Comment avez-vous vécu l’annonce de la fusion de l’ATS avec l’agence de photo Keystone?
Theodora Peter En soi, l’idée est plutôt séduisante: avoir à la fois des compétences journalistiques et de photo dans une même agence pouvait améliorer le service que nous fournissons aux médias et aux autorités qui le désirent. Mais dans les faits, cela nous a mis sous pression encore plus qu’avant, puisque l’entrée en force de l’agence autrichienne APA dans la nouvelle entité a eu pour conséquence que l’on ne nous demande plus seulement d’équilibrer nos comptes, mais bien de dégager de la rentabilité économique aux dépens de la qualité du travail.

Les décisions que la direction de l’ATS vous a communiquées début janvier 2018 vous ont-elles surprise?

On sentait bien qu’une restructuration était dans l’air, mais on ne s’attendait pas à une pareille attaque à ce qui représente l’essence même de notre travail. Penser que l’on va pouvoir assurer la même qualité avec 25% d’effectifs en moins est juste ridicule. En plus, cela va défavoriser le Tessin et la Suisse Romande, qui, de par leur taille, ont plus de peine à s’auto-financer. La rédaction veut bien entrer en négociations avec la direction pour relever le défi actuel et nous ne nions pas la diminution des recettes publicitaires de la presse écrite en particulier. Mais nous refusons des décisions qui ont été prises sans aucune concertation.

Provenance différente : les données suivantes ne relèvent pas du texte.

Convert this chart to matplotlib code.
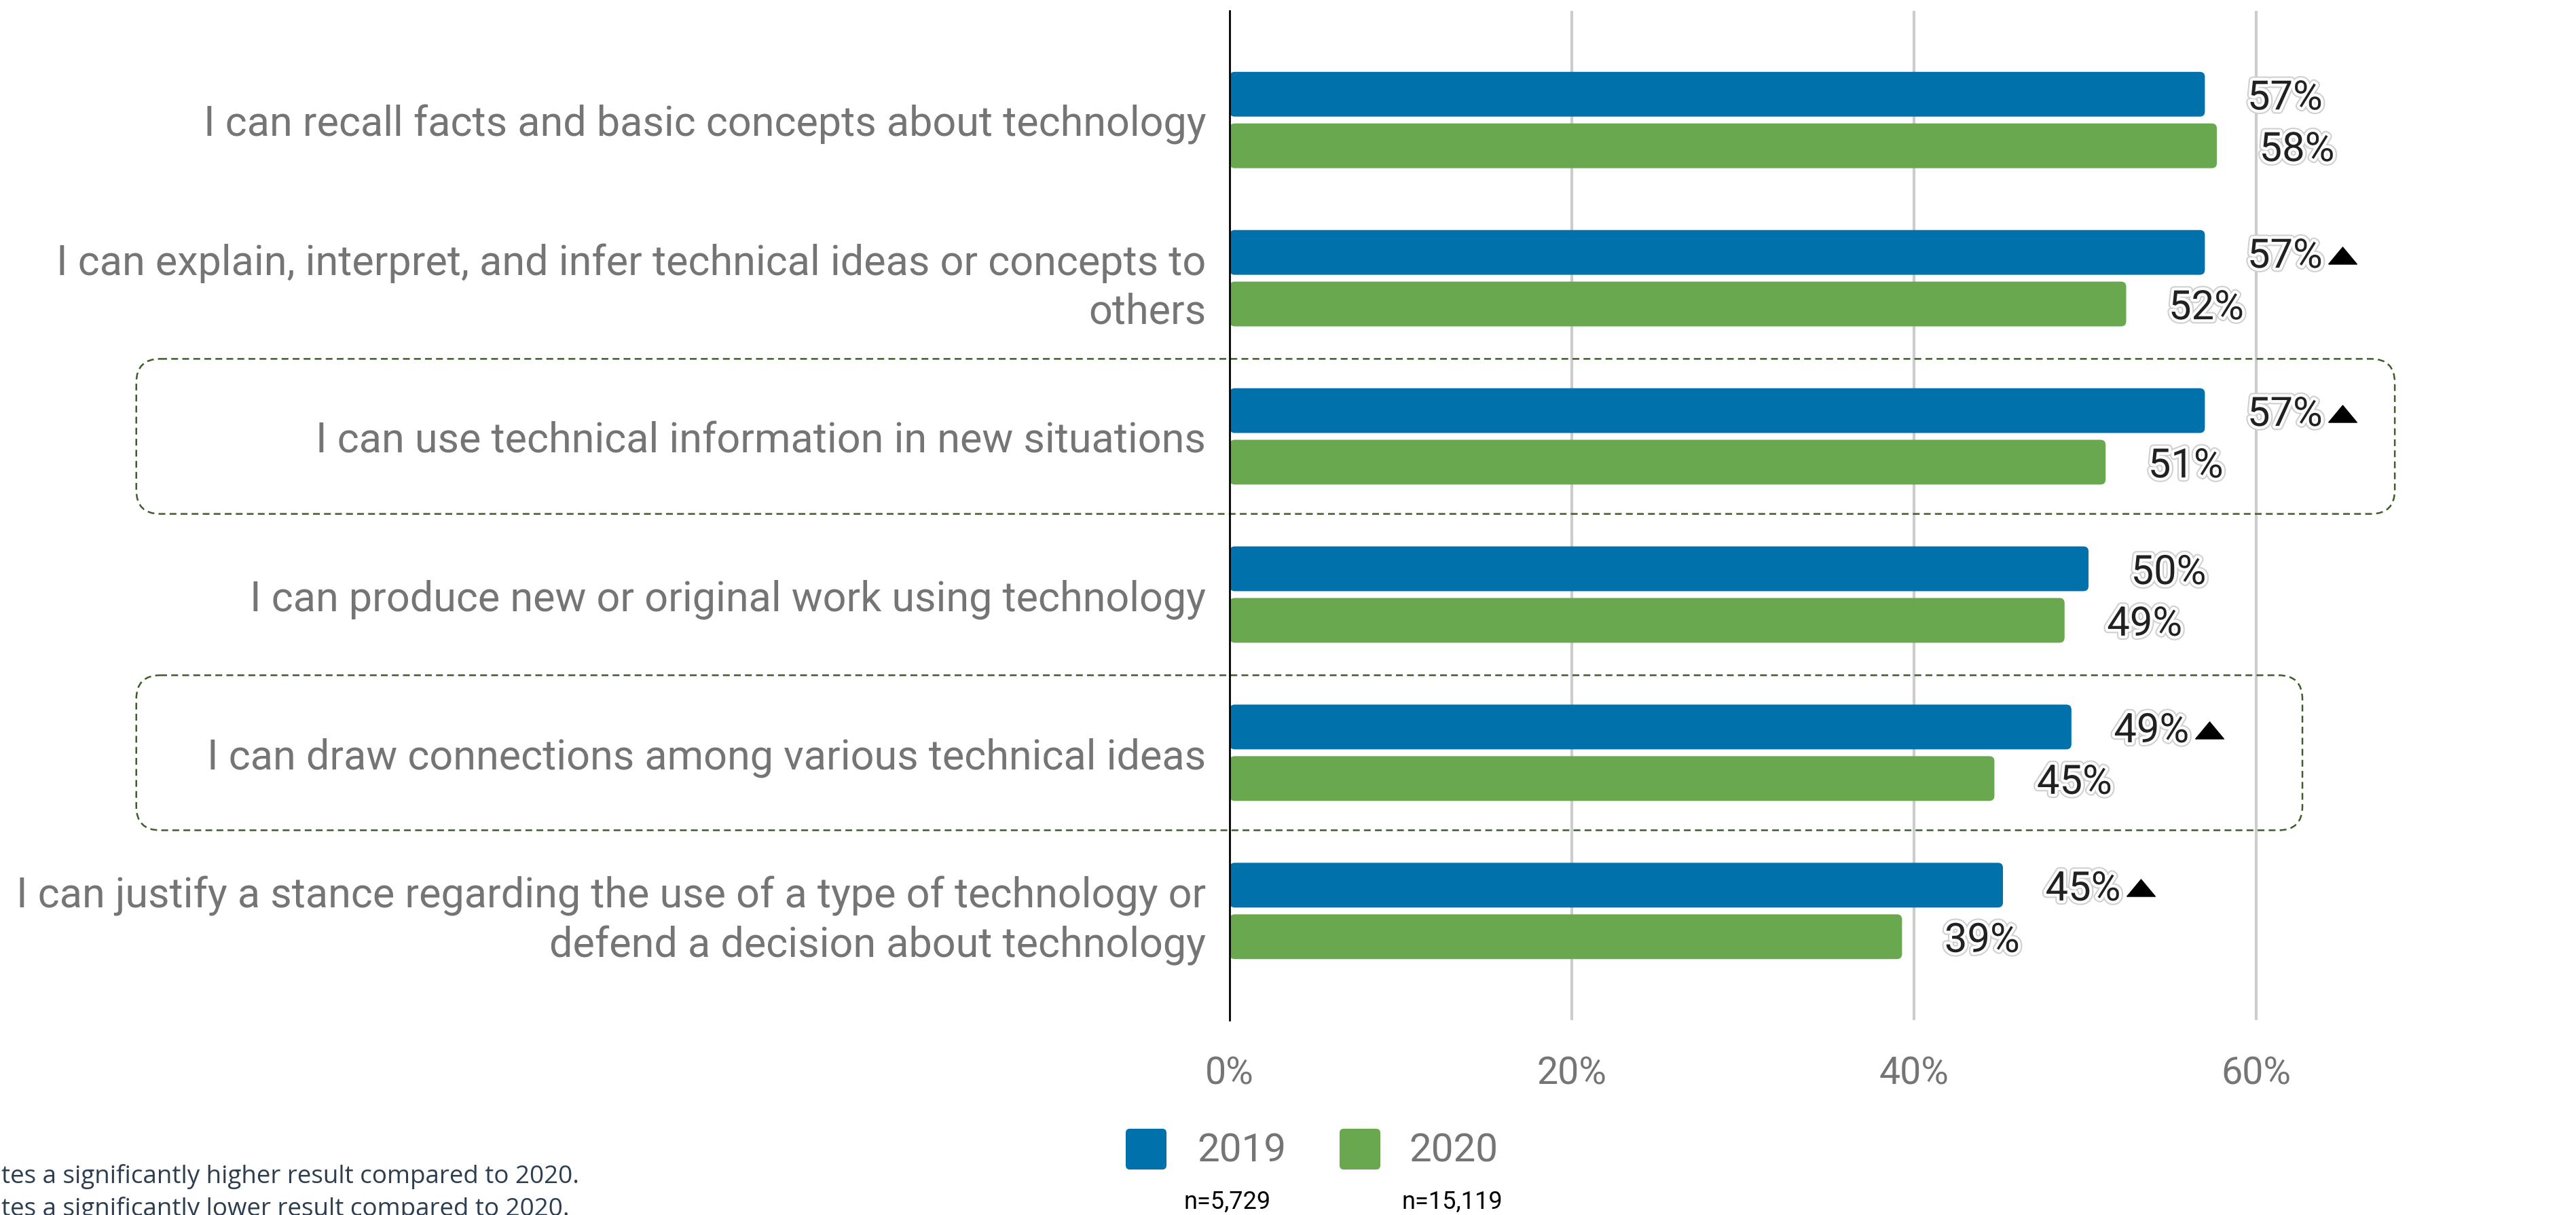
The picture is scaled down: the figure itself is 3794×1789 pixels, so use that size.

Quelles sont vos revendications générales?
Nous demandons de renoncer à supprimer des postes dans une telle ampleur. Nous souhaitons que la direction accorde à la commission de rédaction (CoRé) davantage de temps pour faire d’autres propositions. Il nous paraît aussi essentiel que la direction transmette à la CoRé les informations nécessaires pour lui permettre de le faire. Il faut aussi d’abord définir l’offre future de l’ATS et communiquer aux clients et actionnaires ce que l’agence pourra encore produire avec moins de ressources. Il nous paraît aussi nécessaire de renoncer aux rabais aux clients et à des offres gratuites comme le service vidéo, qui péjorent l’équilibre des finances de l’ATS de manière artificielle. Enfin, si licenciements il doit y avoir, nous demandons qu’ils soient amortis, tout comme les retraites anticipées, au moyen d’un plan social digne de ce nom.